When asked if he thought Avaya competition was worried about moves the company's making - Chirico said; I would have to ask the competition.

"In all seriousness," he continued: "We are focused on executing our strategy and delivering the future digital workplace and the future of customer experience through our Avaya OneCloud platform. We have seen other companies make moves that certainly seem like they are trying to catch up to what we are providing - in terms of an integrated UC and CC portfolio."

He notes that he is not concerned, however, because of Avaya OneCloud. This is the firm's intelligent, composable CCaaS platform, which some see as a collection of apps. Chirico says this is not the case, noting that it is agile, flexible, and enables companies to customize communications to address specific needs.

I would be remiss if I failed to mention the company's 2019 UCaaS partnership with RingCentral, which received a lot of hype at the time. Today - this is an area of steady growth for the company, hinting at leadership having made yet another sound business decision.


A Glimpse into the Avaya Development Roadmap

Looking ahead at Avaya's development roadmap, Chirico told me that Avaya; will continue to drive advancements across the OneCloud platform to strengthen and differentiate its CCaaS and UCaaS offerings. When asked what the future holds for the Avaya development roadmap, Chirico shared:

"A strong focus on how we can leverage our CPaaS capabilities as a force-multiplier driving value for our customers."

He also noted that Avaya plans to deliver more and more artificial intelligence into its core solutions and integrate them into its CPaaS solutions, which he noted; is another consequential differentiator for Avaya. CPaaS makes Avaya agile and quite flexible, too.


Avaya's Agility Saved the Day

Following our chat, I started thinking - how did Avaya get here?
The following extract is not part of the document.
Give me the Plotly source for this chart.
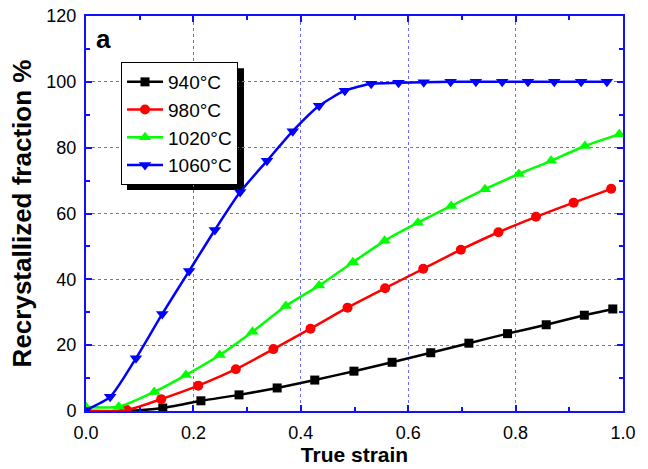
import plotly.graph_objects as go

# ---- data ----
x_940 = [0.0, 0.071, 0.143, 0.214, 0.285, 0.356, 0.426, 0.499, 0.570, 0.642, 0.713, 0.785, 0.857, 0.928, 0.981]
y_940 = [0.0, 0.0, 0.9, 3.1, 4.9, 7.0, 9.4, 12.1, 14.8, 17.7, 20.6, 23.5, 26.2, 29.1, 31.0]

x_980 = [0.0, 0.076, 0.140, 0.209, 0.279, 0.349, 0.418, 0.487, 0.557, 0.628, 0.698, 0.768, 0.838, 0.908, 0.978]
y_980 = [0.0, 0.3, 3.6, 7.7, 12.7, 18.8, 25.0, 31.4, 37.3, 43.2, 49.0, 54.3, 59.0, 63.3, 67.5]

x_1020 = [0.0, 0.061, 0.127, 0.186, 0.249, 0.310, 0.372, 0.434, 0.497, 0.556, 0.618, 0.680, 0.743, 0.806, 0.866, 0.929, 0.993]
y_1020 = [1.2, 1.3, 5.8, 10.9, 17.0, 24.1, 31.9, 38.1, 45.2, 51.7, 57.2, 62.3, 67.4, 72.0, 76.0, 80.5, 84.1]

x_1060 = [0.0, 0.045, 0.093, 0.142, 0.192, 0.240, 0.287, 0.337, 0.385, 0.434, 0.482, 0.531, 0.582,
          0.629, 0.679, 0.726, 0.775, 0.823, 0.872, 0.922, 0.970]
y_1060 = [0.3, 4.3, 16.0, 29.5, 42.5, 55.0, 66.5, 76.0, 85.0, 92.7, 97.3, 99.4, 99.7,
          99.9, 100.0, 100.0, 100.0, 100.0, 100.0, 100.0, 100.0]

labels = ["940°C", "980°C", "1020°C", "1060°C"]
x_ticks = [0.0, 0.2, 0.4, 0.6, 0.8, 1.0]
x_tick_text = ["0.0", "0.2", "0.4", "0.6", "0.8", "1.0"]
y_ticks = [0, 20, 40, 60, 80, 100, 120]

FONT = "Arial, Liberation Sans, sans-serif"
AX = "#1010ff"

series = [
    (x_940, y_940, labels[0], "#000000", "square", 9),
    (x_980, y_980, labels[1], "#ff0000", "circle", 10),
    (x_1020, y_1020, labels[2], "#00ff00", "triangle-up", 11),
    (x_1060, y_1060, labels[3], "#0000ff", "triangle-down", 11),
]

fig = go.Figure()
for xs, ys, name, col, sym, sz in series:
    fig.add_trace(go.Scatter(
        x=xs, y=ys, name=name, mode="lines+markers",
        line=dict(color=col, width=2.5, shape="spline", smoothing=0.6),
        marker=dict(symbol=sym, size=sz, color=col),
    ))

axis_common = dict(
    showline=True, linecolor=AX, linewidth=2, mirror="ticks",
    ticks="inside", tickcolor=AX, ticklen=6, tickwidth=1.5,
    showgrid=True, gridcolor="#6a6aff", griddash="dot", gridwidth=1,
    zeroline=False, tickfont=dict(family=FONT, size=18, color="black"),
    automargin=False,
)

fig.update_xaxes(
    range=[0, 1.0], tickvals=x_ticks, ticktext=x_tick_text,
    minor=dict(ticks="inside", tickcolor=AX, ticklen=4, dtick=0.1, showgrid=False),
    title=dict(text="<b>True strain</b>", font=dict(family=FONT, size=21, color="black"), standoff=6),
    ticklabelstandoff=4,
    **axis_common,
)
fig.update_yaxes(
    range=[0, 120], tickvals=y_ticks,
    minor=dict(ticks="inside", tickcolor=AX, ticklen=4, dtick=10, showgrid=False),
    title=dict(text="<b>Recrystallized fraction %</b>", font=dict(family=FONT, size=26, color="black"), standoff=7),
    ticklabelstandoff=4,
    **axis_common,
)

fig.add_annotation(text="<b>a</b>", x=0.015, y=0.985, xref="paper", yref="paper",
                   xanchor="left", yanchor="top", showarrow=False,
                   font=dict(family=FONT, size=26, color="black"))

# legend shadow
fig.add_shape(type="rect", xref="paper", yref="paper",
              x0=0.0763, x1=0.2942, y0=0.5595, y1=0.868,
              fillcolor="black", line=dict(width=0), layer="below")

fig.update_layout(
    width=648, height=469,
    margin=dict(l=86, r=25, t=16, b=58),
    paper_bgcolor="white", plot_bgcolor="white",
    showlegend=True,
    legend=dict(x=0.0652, y=0.8835, xanchor="left", yanchor="top",
                bgcolor="white", bordercolor="black", borderwidth=1,
                font=dict(family=FONT, size=19, color="black"),
                tracegroupgap=0, itemwidth=36),
)

fig.write_html("out.html", config={"displayModeBar": False},
               post_script="document.body.style.margin='0';")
Today, the company outperforms some of the very companies that thought Avaya might one day cease to exist. That is not the present reality, though - and I realized that Avaya is a prime example of a company that pushed to stay relevant in the ever-evolving UC landscape.

The company's willingness to embrace the cloud, train its partners to sell/operate in the cloud, and the drive found among its core customer base to adopt cloud communication platforms - all contributed to Avaya's about-face maneuver.

It also goes to show that getting some companies to move away from legacy technology and to adopt cloud-based innovations could actually work with a little effort and a ton of resolve. Or if your company's very existence depends on it.